-- WORK INSTRUCTIONS --
Return every line of the records below verbatim, with no pictures in the copy.

-- MATERIAL SUPPLIED --
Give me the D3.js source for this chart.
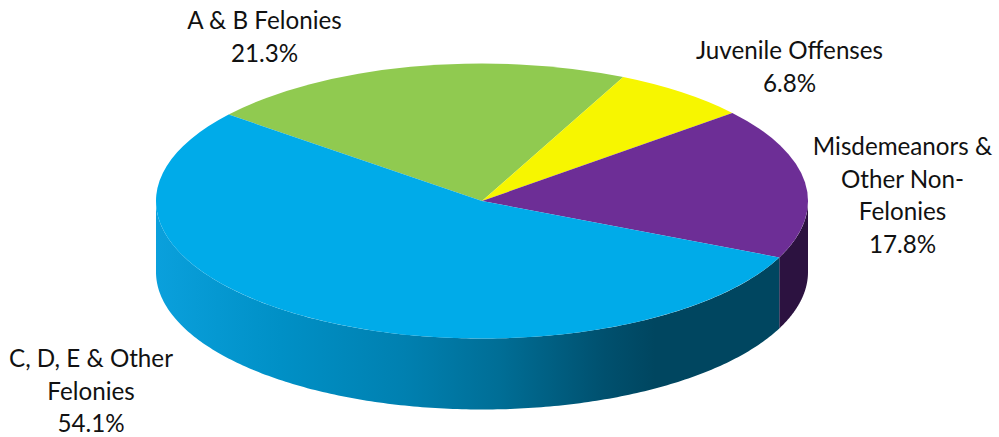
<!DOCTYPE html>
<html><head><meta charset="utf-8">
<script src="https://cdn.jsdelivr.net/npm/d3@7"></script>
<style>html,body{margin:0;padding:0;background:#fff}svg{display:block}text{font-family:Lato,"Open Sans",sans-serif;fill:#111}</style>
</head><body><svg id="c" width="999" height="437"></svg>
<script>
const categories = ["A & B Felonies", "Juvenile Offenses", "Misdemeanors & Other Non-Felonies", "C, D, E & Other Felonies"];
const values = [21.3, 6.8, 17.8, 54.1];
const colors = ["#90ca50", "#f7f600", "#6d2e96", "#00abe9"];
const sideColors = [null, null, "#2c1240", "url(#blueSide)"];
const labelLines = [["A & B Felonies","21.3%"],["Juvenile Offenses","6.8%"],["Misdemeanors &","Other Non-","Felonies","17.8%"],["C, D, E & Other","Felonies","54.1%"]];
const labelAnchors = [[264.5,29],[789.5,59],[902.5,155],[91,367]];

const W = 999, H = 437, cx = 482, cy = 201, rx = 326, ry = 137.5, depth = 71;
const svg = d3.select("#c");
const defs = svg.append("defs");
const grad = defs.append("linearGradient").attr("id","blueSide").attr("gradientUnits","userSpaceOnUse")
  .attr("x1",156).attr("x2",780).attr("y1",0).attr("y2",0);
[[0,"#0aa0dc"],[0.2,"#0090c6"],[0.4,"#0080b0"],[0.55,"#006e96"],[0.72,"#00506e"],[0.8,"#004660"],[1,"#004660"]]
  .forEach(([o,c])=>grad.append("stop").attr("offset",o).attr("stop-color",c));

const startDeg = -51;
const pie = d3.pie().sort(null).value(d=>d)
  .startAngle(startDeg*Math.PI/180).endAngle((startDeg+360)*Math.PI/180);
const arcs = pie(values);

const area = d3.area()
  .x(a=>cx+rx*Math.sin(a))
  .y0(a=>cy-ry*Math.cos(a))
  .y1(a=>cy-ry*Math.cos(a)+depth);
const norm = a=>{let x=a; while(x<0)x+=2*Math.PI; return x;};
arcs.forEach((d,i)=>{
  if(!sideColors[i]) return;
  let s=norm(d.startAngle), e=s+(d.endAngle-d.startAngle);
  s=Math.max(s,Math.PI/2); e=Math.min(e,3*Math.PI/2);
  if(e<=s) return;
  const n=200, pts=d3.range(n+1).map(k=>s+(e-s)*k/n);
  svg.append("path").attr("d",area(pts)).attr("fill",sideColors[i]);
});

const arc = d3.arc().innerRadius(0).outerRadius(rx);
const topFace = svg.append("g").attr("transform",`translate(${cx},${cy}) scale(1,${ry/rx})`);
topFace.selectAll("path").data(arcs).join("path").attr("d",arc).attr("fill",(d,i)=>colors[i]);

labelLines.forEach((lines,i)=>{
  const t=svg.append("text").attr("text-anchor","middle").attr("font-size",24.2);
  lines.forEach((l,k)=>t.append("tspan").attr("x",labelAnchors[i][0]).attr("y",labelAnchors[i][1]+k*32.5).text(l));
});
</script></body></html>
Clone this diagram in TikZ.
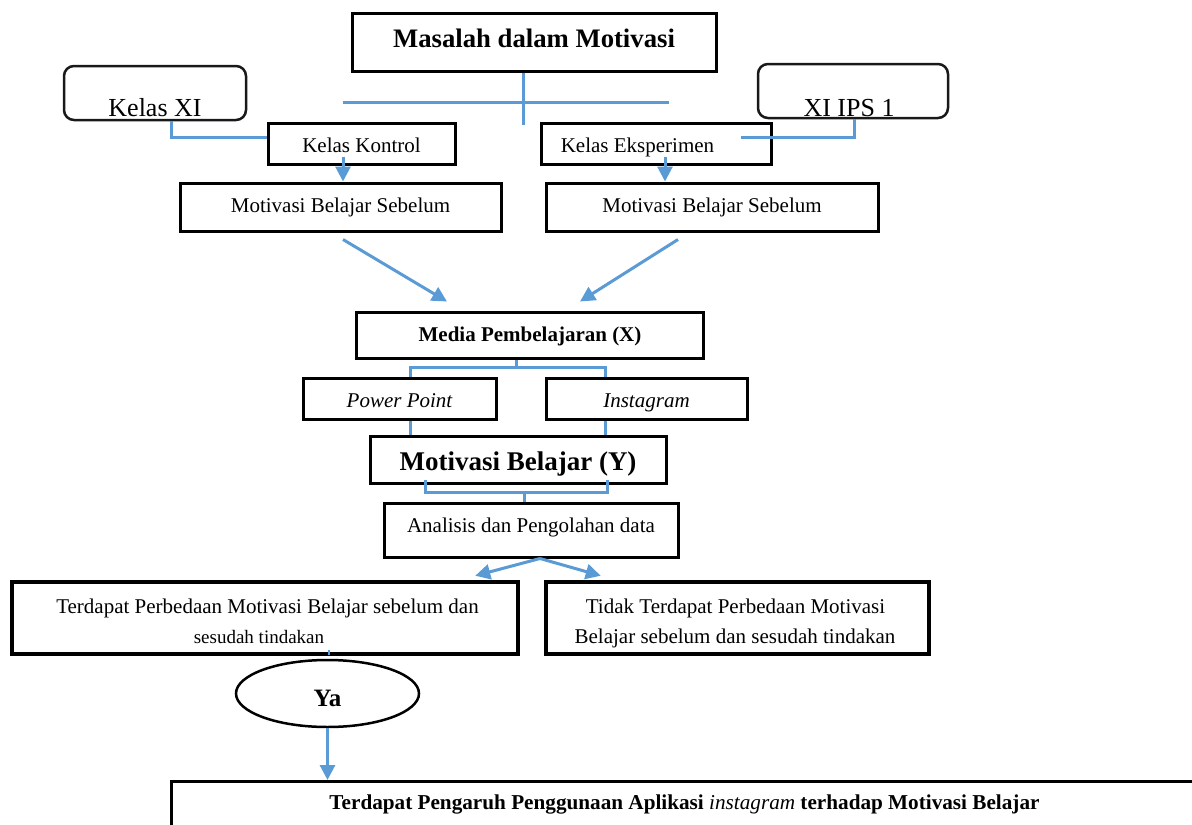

-- REPLY TO THE EXERCISE --
Give me the D3.js source for this chart.
<!DOCTYPE html>
<html><head><meta charset="utf-8">
<script src="https://cdn.jsdelivr.net/npm/d3@7"></script>
<style>html,body{margin:0;padding:0;background:#fff}svg{display:block}text{font-family:Lato,"Open Sans",sans-serif;fill:#111}</style>
</head><body><svg id="c" width="999" height="437"></svg>
<script>
const categories = ["A & B Felonies", "Juvenile Offenses", "Misdemeanors & Other Non-Felonies", "C, D, E & Other Felonies"];
const values = [21.3, 6.8, 17.8, 54.1];
const colors = ["#90ca50", "#f7f600", "#6d2e96", "#00abe9"];
const sideColors = [null, null, "#2c1240", "url(#blueSide)"];
const labelLines = [["A & B Felonies","21.3%"],["Juvenile Offenses","6.8%"],["Misdemeanors &","Other Non-","Felonies","17.8%"],["C, D, E & Other","Felonies","54.1%"]];
const labelAnchors = [[264.5,29],[789.5,59],[902.5,155],[91,367]];

const W = 999, H = 437, cx = 482, cy = 201, rx = 326, ry = 137.5, depth = 71;
const svg = d3.select("#c");
const defs = svg.append("defs");
const grad = defs.append("linearGradient").attr("id","blueSide").attr("gradientUnits","userSpaceOnUse")
  .attr("x1",156).attr("x2",780).attr("y1",0).attr("y2",0);
[[0,"#0aa0dc"],[0.2,"#0090c6"],[0.4,"#0080b0"],[0.55,"#006e96"],[0.72,"#00506e"],[0.8,"#004660"],[1,"#004660"]]
  .forEach(([o,c])=>grad.append("stop").attr("offset",o).attr("stop-color",c));

const startDeg = -51;
const pie = d3.pie().sort(null).value(d=>d)
  .startAngle(startDeg*Math.PI/180).endAngle((startDeg+360)*Math.PI/180);
const arcs = pie(values);

const area = d3.area()
  .x(a=>cx+rx*Math.sin(a))
  .y0(a=>cy-ry*Math.cos(a))
  .y1(a=>cy-ry*Math.cos(a)+depth);
const norm = a=>{let x=a; while(x<0)x+=2*Math.PI; return x;};
arcs.forEach((d,i)=>{
  if(!sideColors[i]) return;
  let s=norm(d.startAngle), e=s+(d.endAngle-d.startAngle);
  s=Math.max(s,Math.PI/2); e=Math.min(e,3*Math.PI/2);
  if(e<=s) return;
  const n=200, pts=d3.range(n+1).map(k=>s+(e-s)*k/n);
  svg.append("path").attr("d",area(pts)).attr("fill",sideColors[i]);
});

const arc = d3.arc().innerRadius(0).outerRadius(rx);
const topFace = svg.append("g").attr("transform",`translate(${cx},${cy}) scale(1,${ry/rx})`);
topFace.selectAll("path").data(arcs).join("path").attr("d",arc).attr("fill",(d,i)=>colors[i]);

labelLines.forEach((lines,i)=>{
  const t=svg.append("text").attr("text-anchor","middle").attr("font-size",24.2);
  lines.forEach((l,k)=>t.append("tspan").attr("x",labelAnchors[i][0]).attr("y",labelAnchors[i][1]+k*32.5).text(l));
});
</script></body></html>
Clone this diagram in TikZ.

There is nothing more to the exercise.